Nagham Hassan, a crypto content creator, is trailblazing in this space with her educational YouTube videos in Arabic discussing all things crypto. She started the YouTube channel after trying to find Arabic videos that would explain the new digital asset class to her father and discovering no good ones existed.
She took crypto seriously when her native Lebanon’s centralized banking system began to crumble. Unable to withdraw large amounts of her own money from the bank and struggling with inflation, the Dubai-based creator became “mesmerized by the underlying blockchain technology and the concept of decentralization.”
“I was shocked to find that only 4.4 percent of my viewers are female and 95.6 percent are male,” she said. “This variance concerned me because it meant women are less exposed to crypto and they are missing out on a huge opportunity. That’s why I address this topic in live chats and I urge women to learn about it. It’s not a techie guy thing, it is the future and it will impact our day to day lives.”
Hassan will be a speaker at Blockchain World, part of DSC in Dec. 15-17 in ADNEC alongside industry heavyweights.
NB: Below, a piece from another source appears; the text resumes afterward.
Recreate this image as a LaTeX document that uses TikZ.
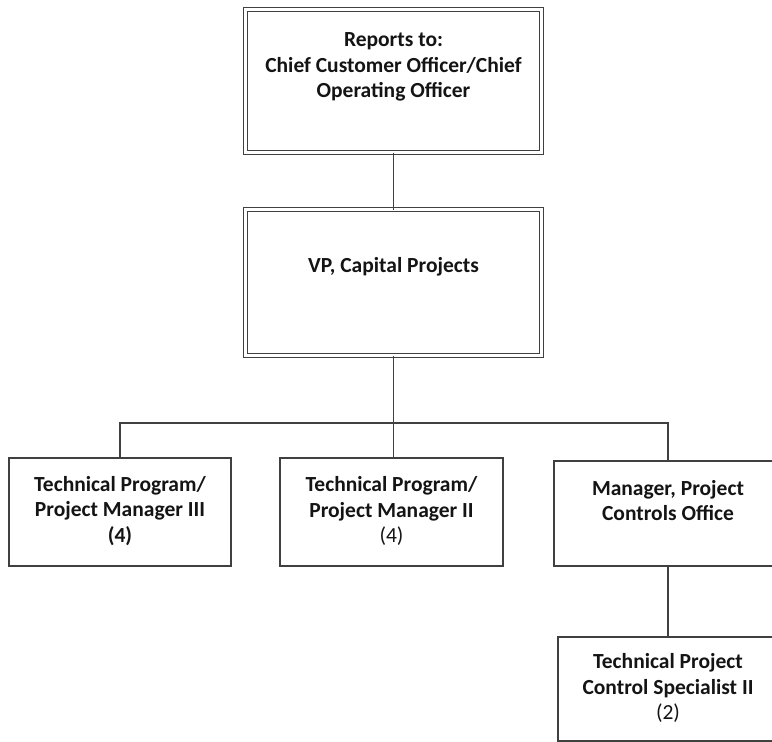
\documentclass[tikz,border=0pt]{standalone}
\usepackage{fontspec}
\setmainfont{Carlito}
\definecolor{boxline}{HTML}{404040}
\definecolor{txt}{HTML}{141414}
\begin{document}
\begin{tikzpicture}[x=1pt,y=-1pt,
  dbox/.style={draw=boxline, double=white, double distance=3pt, line width=1pt, minimum width=#1, inner sep=0pt, outer sep=0pt},
  sbox/.style={draw=boxline, line width=1.3pt, inner sep=0pt, outer sep=0pt},
  lbl/.style={align=center, text=txt, font=\fontsize{21.5}{25.5}\selectfont\bfseries, inner sep=0pt},
  conn/.style={draw=boxline, line width=1.5pt}]
\clip (0,0) rectangle (772,742);
\fill[white] (0,0) rectangle (772,742);
% boxes
\node[dbox=296pt, minimum height=143pt] (top) at (393.5,81) {};
\node[dbox=296pt, minimum height=146pt] (vp) at (393.5,282.5) {};
\node[sbox, minimum width=222pt, minimum height=108pt] (tpm3) at (120,512) {};
\node[sbox, minimum width=223pt, minimum height=108pt] (tpm2) at (391.5,512) {};
\node[sbox, minimum width=228pt, minimum height=105pt] (mgr) at (668,513.5) {};
\node[sbox, minimum width=220pt, minimum height=104pt] (spec) at (668,689) {};
% texts
\node[lbl] (toptxt) at (393.5,67) {Reports to:\\Chief Customer Officer/Chief\\Operating Officer};
\node[lbl] (vptxt) at (393.5,267) {VP, Capital Projects};
\node[lbl] (tpm3txt) at (120,511) {Technical Program/\\Project Manager III\\(4)};
\node[lbl] (tpm2txt) at (391.5,511) {Technical Program/\\Project Manager II\\\mdseries(4)};
\node[lbl] (mgrtxt) at (668,500.5) {Manager, Project\\Controls Office};
\node[lbl] (spectxt) at (668,688) {Technical Project\\Control Specialist II\\\mdseries(2)};
% connectors
\coordinate (bus) at (393.5,423);
\draw[conn] (top.south) -- (vp.north);
\draw[conn] (vp.south) -- (vp.south |- tpm2.north);
\draw[conn] (tpm3.north) |- (bus) -| (mgr.north);
\draw[conn] (mgr.south) -- (spec.north);
\end{tikzpicture}
\end{document}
Natalie Brunnell, who hosts a popular video podcast on cryptocurrencies, will be flying in from Los Angeles for the event.
“While the tide is turning, and we are noticing an increasing number of women entering the industry, there is still a lot of work to be done to speed up the process of achieving a more equal and inclusive industry,” said Brunell, CEO of American Dreams Media. “Bitcoin not only has the power to transform global financial systems, but it can also disrupt gender inequality.”
This is how a community is built, through real and virtual conversations that feature more female faces in the crowd. We will see more NFT launches, new coins launched, and new funds led by women. Investment follows education, and the more diversity we see in this space, the better it will be for all.